_Problem details_. Return the whole listing, line for line, without the pictures in it.

_Raw data_.

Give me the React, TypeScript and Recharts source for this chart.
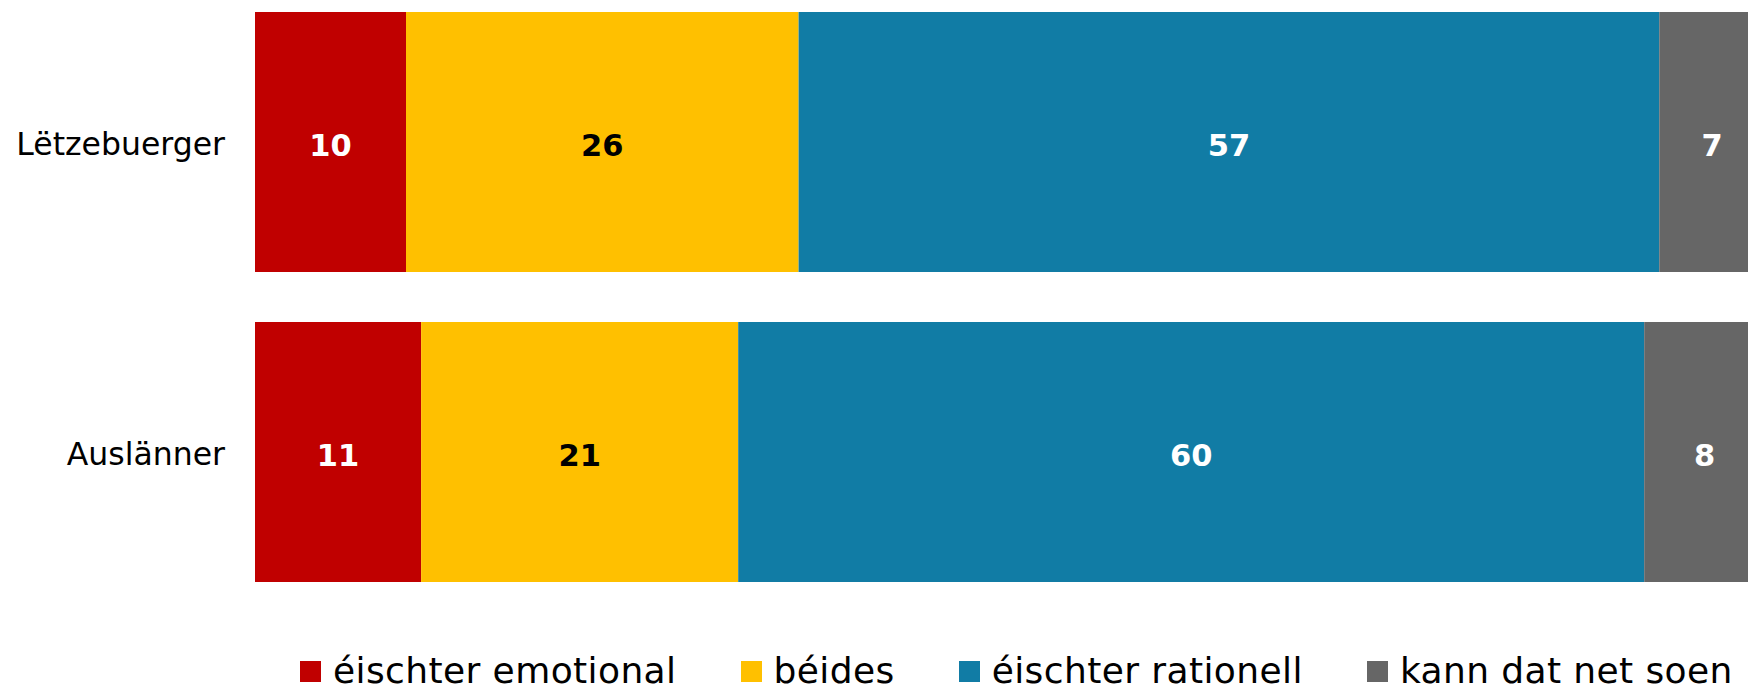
import { Bar, BarChart, LabelList, Legend, XAxis, YAxis } from "recharts";

const groups = ["Lëtzebuerger", "Auslänner"];
const emotional = [10, 11];
const beides = [26, 21];
const rationell = [57, 60];
const kannNet = [7, 8];

const seriesKeys = ["emotional", "beides", "rationell", "kannNet"];
const seriesNames = ["éischter emotional", "béides", "éischter rationell", "kann dat net soen"];
const colors = ["#C00000", "#FFC000", "#117CA5", "#666666"];
const labelColors = ["#FFFFFF", "#000000", "#FFFFFF", "#FFFFFF"];

const data = groups.map((g, i) => ({
    group: g,
    emotional: emotional[i],
    beides: beides[i],
    rationell: rationell[i],
    kannNet: kannNet[i]
}));

const font = "'DejaVu Sans', Verdana, sans-serif";

// legend drawn from the series arrays so the order stays as in the source
const renderLegend = () => (
    <div style={{ display: "flex", alignItems: "center", height: 40, paddingLeft: 300, fontFamily: font, fontSize: 36, letterSpacing: 0.4, color: "#000" }}>
        {seriesNames.map((name, i) => (
            <div key={name} style={{ display: "flex", alignItems: "center", marginRight: 64, whiteSpace: "nowrap" }}>
                <span style={{ display: "inline-block", width: 21, height: 21, background: colors[i], marginRight: 12 }} />
                <span style={{ lineHeight: "40px" }}>{name}</span>
            </div>
        ))}
    </div>
);

export default function App() {
    return (
        <div style={{ position: "absolute", left: 0, top: 0, width: 1748, height: 687, overflow: "hidden" }}>
            <BarChart
                width={1748}
                height={687}
                data={data}
                layout="vertical"
                barCategoryGap={25}
                margin={{ top: -13, right: -17, left: 0, bottom: 40 }}
            >
                <XAxis type="number" domain={[0, 100]} hide />
                <YAxis
                    type="category"
                    dataKey="group"
                    width={255}
                    axisLine={false}
                    tickLine={false}
                    tickSize={0}
                    tickMargin={30}
                    tick={{ fill: "#000", fontSize: 31.5, fontFamily: font, dy: 2 }}
                />
                <Legend
                    verticalAlign="bottom"
                    content={renderLegend}
                    wrapperStyle={{ left: 0, bottom: -4, width: 1748 }}
                />
                {seriesKeys.map((k, i) => (
                    <Bar key={k} dataKey={k} name={seriesNames[i]} stackId="a" fill={colors[i]} isAnimationActive={false}>
                        <LabelList
                            dataKey={k}
                            position="center"
                            fill={labelColors[i]}
                            dy={3}
                            style={{ fontWeight: "bold", fontSize: 30.5, fontFamily: font }}
                        />
                    </Bar>
                ))}
            </BarChart>
        </div>
    );
}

_Reply to the exercise_.
Give me the React, TypeScript and Recharts source for this chart.
import { Bar, BarChart, LabelList, Legend, XAxis, YAxis } from "recharts";

const groups = ["Lëtzebuerger", "Auslänner"];
const emotional = [10, 11];
const beides = [26, 21];
const rationell = [57, 60];
const kannNet = [7, 8];

const seriesKeys = ["emotional", "beides", "rationell", "kannNet"];
const seriesNames = ["éischter emotional", "béides", "éischter rationell", "kann dat net soen"];
const colors = ["#C00000", "#FFC000", "#117CA5", "#666666"];
const labelColors = ["#FFFFFF", "#000000", "#FFFFFF", "#FFFFFF"];

const data = groups.map((g, i) => ({
    group: g,
    emotional: emotional[i],
    beides: beides[i],
    rationell: rationell[i],
    kannNet: kannNet[i]
}));

const font = "'DejaVu Sans', Verdana, sans-serif";

// legend drawn from the series arrays so the order stays as in the source
const renderLegend = () => (
    <div style={{ display: "flex", alignItems: "center", height: 40, paddingLeft: 300, fontFamily: font, fontSize: 36, letterSpacing: 0.4, color: "#000" }}>
        {seriesNames.map((name, i) => (
            <div key={name} style={{ display: "flex", alignItems: "center", marginRight: 64, whiteSpace: "nowrap" }}>
                <span style={{ display: "inline-block", width: 21, height: 21, background: colors[i], marginRight: 12 }} />
                <span style={{ lineHeight: "40px" }}>{name}</span>
            </div>
        ))}
    </div>
);

export default function App() {
    return (
        <div style={{ position: "absolute", left: 0, top: 0, width: 1748, height: 687, overflow: "hidden" }}>
            <BarChart
                width={1748}
                height={687}
                data={data}
                layout="vertical"
                barCategoryGap={25}
                margin={{ top: -13, right: -17, left: 0, bottom: 40 }}
            >
                <XAxis type="number" domain={[0, 100]} hide />
                <YAxis
                    type="category"
                    dataKey="group"
                    width={255}
                    axisLine={false}
                    tickLine={false}
                    tickSize={0}
                    tickMargin={30}
                    tick={{ fill: "#000", fontSize: 31.5, fontFamily: font, dy: 2 }}
                />
                <Legend
                    verticalAlign="bottom"
                    content={renderLegend}
                    wrapperStyle={{ left: 0, bottom: -4, width: 1748 }}
                />
                {seriesKeys.map((k, i) => (
                    <Bar key={k} dataKey={k} name={seriesNames[i]} stackId="a" fill={colors[i]} isAnimationActive={false}>
                        <LabelList
                            dataKey={k}
                            position="center"
                            fill={labelColors[i]}
                            dy={3}
                            style={{ fontWeight: "bold", fontSize: 30.5, fontFamily: font }}
                        />
                    </Bar>
                ))}
            </BarChart>
        </div>
    );
}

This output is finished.